Não é preciso muita criatividade para imaginar o livreiro Jérôme Callais como um personagem extraído dos livros de aventuras de Asterix – O Gaulês. Cabelos e barba dourados, os fios desgrenhados. O olhar entre a simpatia e a ironia. Callais, de 59 anos, é presidente da Associação Cultural dos Bouquinistes de Paris. Os bouquinistes são uma instituição de mais de 400 anos da cidade – a fila de sebos ao ar livre (são 900 ao longo das margens do Sena) conta séculos de história da civilização, tão queridos como a Notre Dame e a Torre Eiffel. No ano passado, por exigência das autoridades de segurança, foi decidido que nos dias anteriores à cerimônia de abertura da Olimpíada, ao longo de seis quilômetros do mais conhecido dos rios, eles seriam tirados do chão de pedra.
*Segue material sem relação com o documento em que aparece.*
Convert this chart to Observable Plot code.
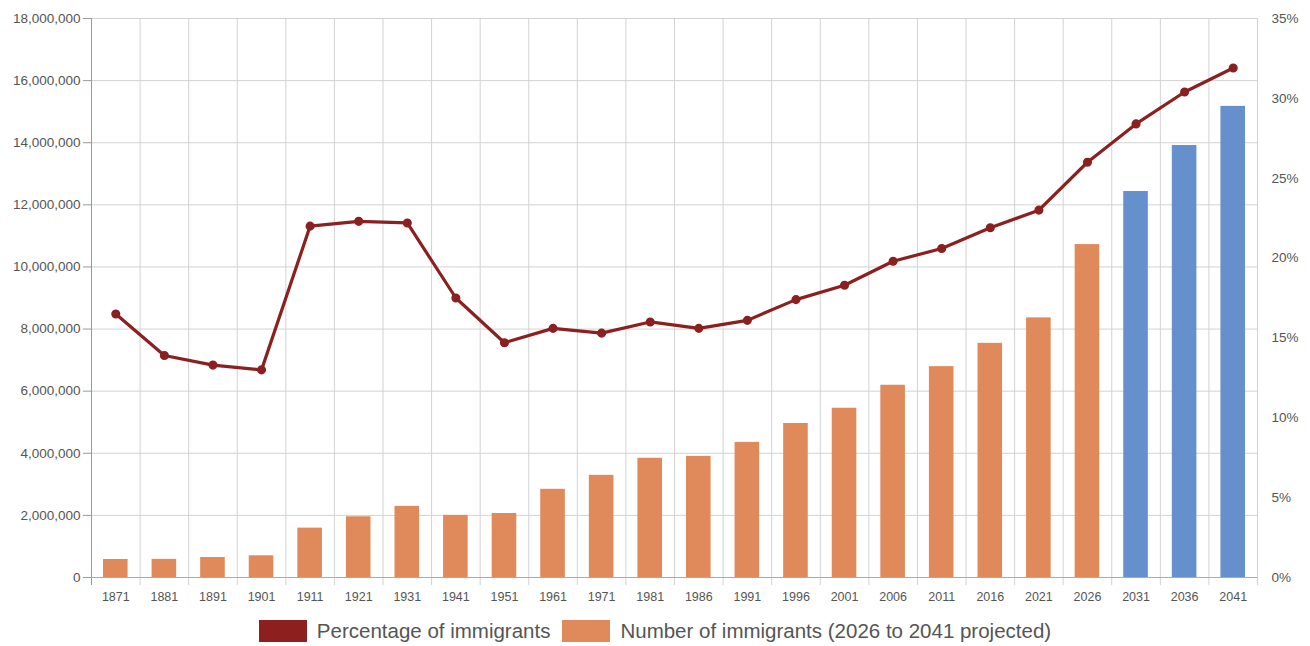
<!DOCTYPE html>
<html>
<head>
<meta charset="utf-8">
<script src="https://cdn.jsdelivr.net/npm/d3@7"></script>
<script src="https://cdn.jsdelivr.net/npm/@observablehq/plot@0.6"></script>
<style>
  html, body { margin: 0; padding: 0; background: #fff; }
  body { width: 1310px; height: 646px; overflow: hidden; font-family: "Liberation Sans", Arial, sans-serif; }
  #legend { position: relative; height: 34px; display: flex; justify-content: center; align-items: center; color: #555; font-size: 20.5px; padding-top: 2px; }
  .item { display: flex; align-items: center; margin: 0 6px; }
  .sw { width: 48px; height: 22px; margin-right: 10px; }
</style>
</head>
<body>
<div id="chart"></div>
<div id="legend"></div>
<script>
const years = ["1871","1881","1891","1901","1911","1921","1931","1941","1951","1961","1971","1981","1986","1991","1996","2001","2006","2011","2016","2021","2026","2031","2036","2041"];
const immigrants = [580000,585000,644000,699000,1590000,1955000,2290000,2000000,2060000,2840000,3290000,3840000,3900000,4350000,4960000,5450000,6190000,6790000,7540000,8360000,10720000,12430000,13910000,15170000];
const percentages = [16.5,13.9,13.3,13.0,22.0,22.3,22.2,17.5,14.7,15.6,15.3,16.0,15.6,16.1,17.4,18.3,19.8,20.6,21.9,23.0,26.0,28.4,30.4,31.9];
const projected = ["2031","2036","2041"];
const leftTicks = [0,2000000,4000000,6000000,8000000,10000000,12000000,14000000,16000000,18000000];
const rightTicks = [0,5,10,15,20,25,30,35];

const W = 1310, H = 612, mL = 91, mR = 53, mT = 18, mB = 35;
const yMax = 18000000, pMax = 35;
const step = (W - mL - mR) / years.length;

const data = years.map((y, i) => ({year: y, n: immigrants[i], p: percentages[i], proj: projected.includes(y)}));
const pctToY = p => p / pMax * yMax;

const chart = Plot.plot({
  width: W, height: H,
  marginLeft: mL, marginRight: mR, marginTop: mT, marginBottom: mB,
  style: {fontFamily: "'Liberation Sans', Arial, sans-serif", color: "#555", background: "#fff"},
  x: {type: "band", domain: years, padding: 0, round: false, label: null},
  y: {domain: [0, yMax], label: null},
  marks: [
    Plot.ruleY(leftTicks, {stroke: "#d2d2d2", strokeWidth: 1}),
    Plot.ruleX(years.slice(1), {x: d => d, dx: -step / 2, stroke: "#d2d2d2", strokeWidth: 1, insetBottom: -8}),
    Plot.ruleX([years[0]], {dx: -step / 2, stroke: "#999", strokeWidth: 1, insetBottom: -8}),
    Plot.ruleX([years[years.length - 1]], {dx: step / 2, stroke: "#d2d2d2", strokeWidth: 1, insetBottom: -8}),
    Plot.barY(data, {x: "year", y: "n", fill: d => d.proj ? "#6690CC" : "#E0895A", insetLeft: 12, insetRight: 12}),
    Plot.ruleY([0], {stroke: "#aaa", strokeWidth: 1}),
    Plot.axisY({ticks: leftTicks, tickFormat: d => d3.format(",")(d), tickSize: 8, tickPadding: 3, fontSize: 13.5, stroke: "#999"}),
    Plot.axisY({anchor: "right", ticks: rightTicks.map(pctToY), tickFormat: d => Math.round(d / yMax * pMax) + "%", tickSize: 0, tickPadding: 14, fontSize: 13.5, label: null}),
    Plot.axisX({tickSize: 0, tickPadding: 15, fontSize: 12.5, label: null}),
    Plot.line(data, {x: "year", y: d => pctToY(d.p), stroke: "#8B2020", strokeWidth: 3.2, curve: "linear"}),
    Plot.dot(data, {x: "year", y: d => pctToY(d.p), r: 3.8, fill: "#8B2020", stroke: "#8B2020"})
  ]
});
document.getElementById("chart").appendChild(chart);

const legendItems = [
  {label: "Percentage of immigrants", color: "#8E1F1F"},
  {label: "Number of immigrants (2026 to 2041 projected)", color: "#E0895A"}
];
const lg = document.getElementById("legend");
legendItems.forEach(it => {
  const d = document.createElement("div");
  d.className = "item";
  d.innerHTML = `<div class="sw" style="background:${it.color}"></div><span>${it.label}</span>`;
  lg.appendChild(d);
});
</script>
</body>
</html>
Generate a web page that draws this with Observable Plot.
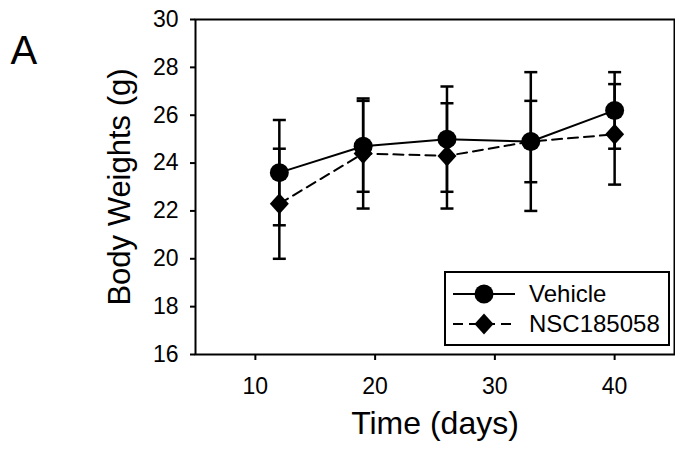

Reclamaram, foram à justiça, conseguiram 180 000 assinaturas em abaixo-assinado e, enfim, venceram a parada. Em fevereiro deste ano, o presidente Emmanuel Macron assinou um decreto anunciando a permanência dos vendedores de livros, revistas, quadrinhos, postais e um imenso etc. Sabe-se, agora que os Jogos vão começar com a mais inusitada das festas, que foi vitória de pirro, era conversa para boi dormir.
Os bouquinistes poderiam ficar lá onde sempre estiveram, mas para quê? Os turistas não podem ser aproximar, a não ser que tenham QR Codes que autorizem a entrada no chamando cinturão cinza, de controle máximo. As grades impedem o acesso. Sem pessoas a circular, para que manter as bancas em funcionamento? Callais ri de uma ilação: ele e seus pares são como a Gália do Asterix cercada pelos romanos – ops, cercada pelos dirigentes do Comitê Olímpico Internacional, pelos organizadores dos Jogos, por Macron ansioso por ser o Rei-Sol de nosso tempo, em caminho que ele mesmo boicotou ao dissolver a Assembleia dos Deputados e mergulhar a França em caos político. “Isso mesmo, somos como o Astérix”, disse a VEJA.
“Deixar de ler é perigoso”
Mas o mandão Macron ainda quer fazer da Olimpíada uma vitrine – e os bouquinistes, irritados, jogam pedra no vidro. “Nos ofereceram um passe para poder acessar a calçada onde fica minha banca, mas preferi um bilhete de avião”, diz Callais. Fez as malas, saiu fora e só pretende voltar no domingo, 28, para reabrir seu negócio no Quai Conti, em frente à rua Guenegaud, na Rive Gauche. Ele duvida, contudo, que haverá tempo para liberar toda a circulação. E dado os preços abusivos dos hotéis e do transporte (o metrô dobrou de preço) ele não acredita que os visitantes ponham a mão no bolso para comprar livros, nem mesmo Astérix nos Jogos Olímpicos, clássico adequado aos dias de hoje.
Resta uma paisagem triste, ao avesso do frenesi que antecipa a cerimônia desta noite em Paris, entre a Ponte de Austerlitz e o Trocadéro, diante da Torre Eiffel. Os quiosques verdes fechados remetem aos dias de pânico da pandemia, forçados a receber cadeados. “Mas voltaremos”, anuncia Callais, sem temer que o céu lhe caia sobre a cabeça. Vale a lembrança de uma das placas brincalhonas que ele costuma exibir numa das prateleiras: “Deixar de ler é perigoso”.